Article by Laura Crozier, Photo by Kathy F. Atkinson, 8:39 a.m., Dec. 23, 2011—

The Delaware Biotechnology Institute (DBI) has announced the Delaware Bioscience Center for Advanced Technology (Bioscience CAT) -- a program to synergize efforts among the academic and industrial life science communities in Delaware.

With support from the state of Delaware, the Bioscience CAT provides grant opportunities to faculty and investigators from around Delaware that are working collaboratively with Delaware bioscience businesses, including those that are members of the Delaware BioScience Association (Delaware Bio). 

In addition, the CAT provides easier access to high-end instrumentation platforms available within the academic community at the University of Delaware. 

“The goal of the Bioscience CAT is to invest in the bioscience community and economy in Delaware,” says Kelvin Lee, director of DBI and Gore Professor of Chemical Engineering at UD. “While many states do provide some support for activities that link academic and industrial scientists, Delaware's CAT program uniquely recognizes that science-based businesses of different sizes -- from start-up to medium to multinational -- have different needs and can offer different benefits to academic partners.”

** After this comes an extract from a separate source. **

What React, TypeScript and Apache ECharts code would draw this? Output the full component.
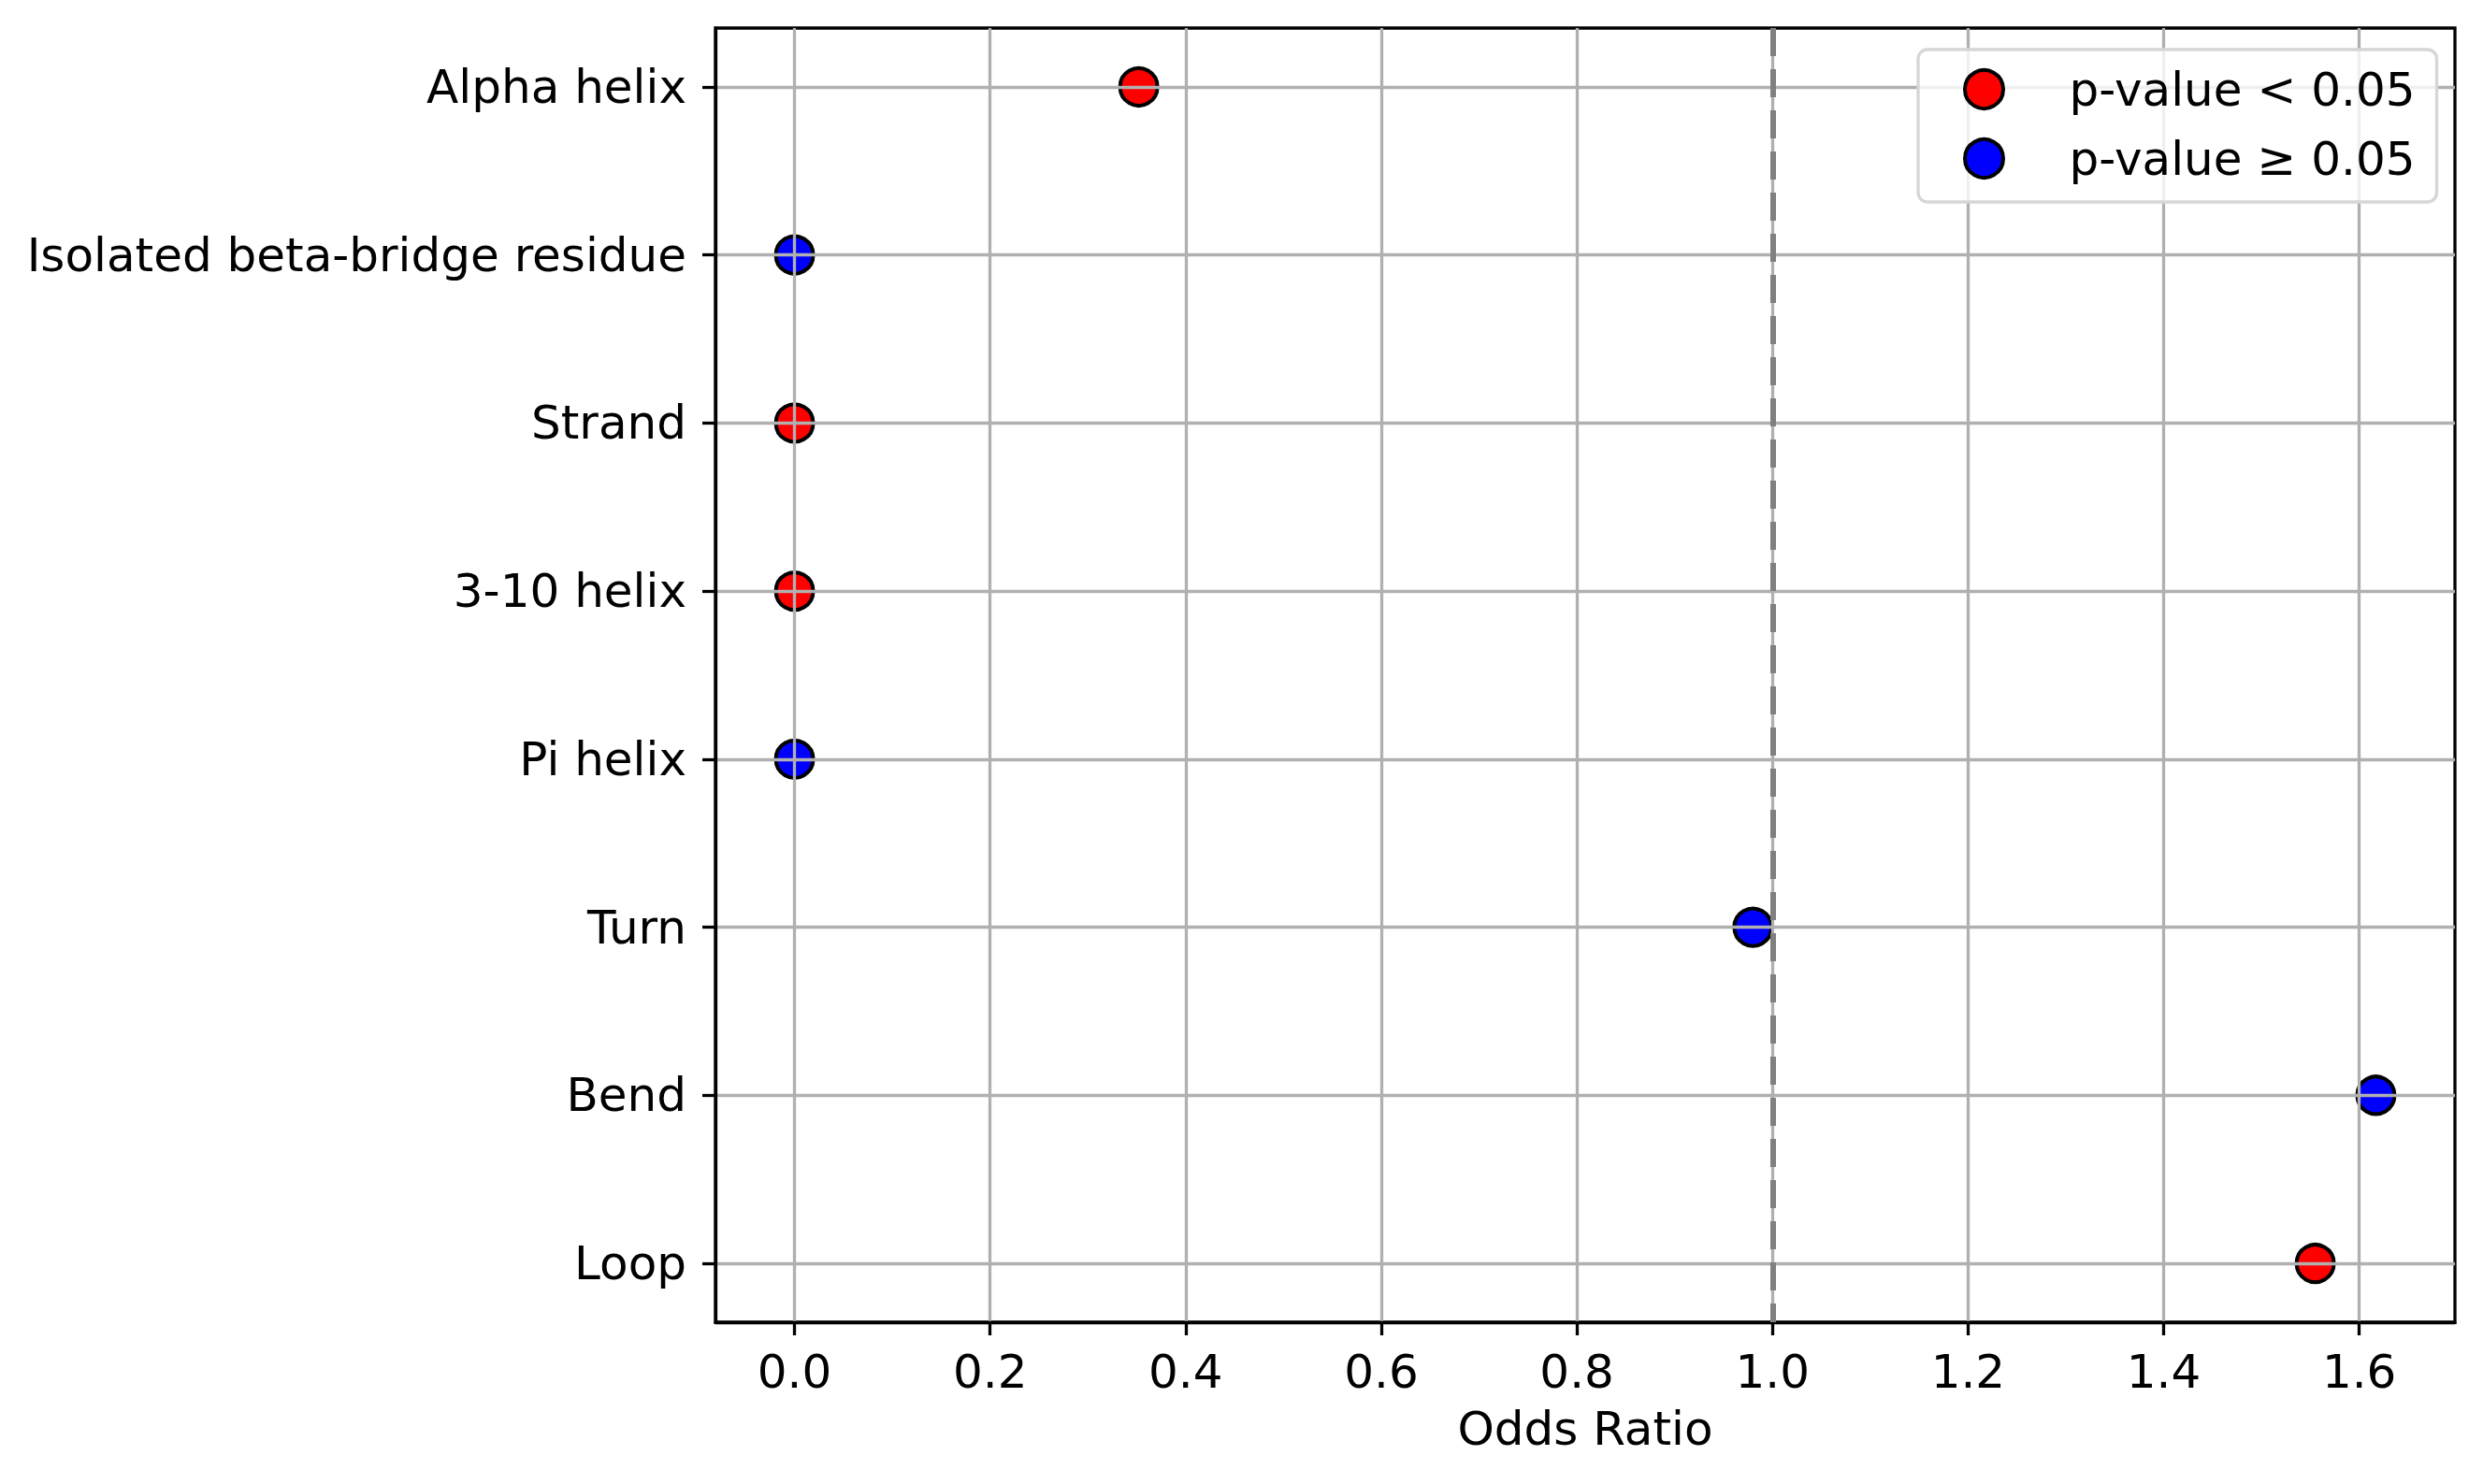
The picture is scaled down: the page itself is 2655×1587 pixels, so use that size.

The cornerstone of the Bioscience CAT -- its grant program -- will begin accepting proposals for funding in January from principal investigators (PIs) working in any of Delaware’s academic research institutions, including the University of Delaware, Delaware State University, Wesley College, Delaware Technical and Community College, Nemours Research Foundation/A.I. duPont Hospital for Children, and Christiana Care Health System.

For more information about the Bioscience CAT grant program, visit the website.

To help launch this initiative, DBI is hosting CAT Connect -- a forum for academic and industry scientists seeking partners to connect with each other -- on Thursday, Jan. 12, from 5-8 p.m. Registration is open on the CAT website. 

“We’re excited about CAT Connect as a chance for academic and industry scientists to get together in a 'speed dating'-type event to introduce each other to current scientific research happening all across Delaware,” says Lee. “The evening is a great opportunity to connect investigators working in basic and applied life sciences with engineers and colleagues from industry. We hope that the program can help translate research discoveries into new products and process improvements leading to the creation and retention of bioscience-industry related jobs in Delaware.”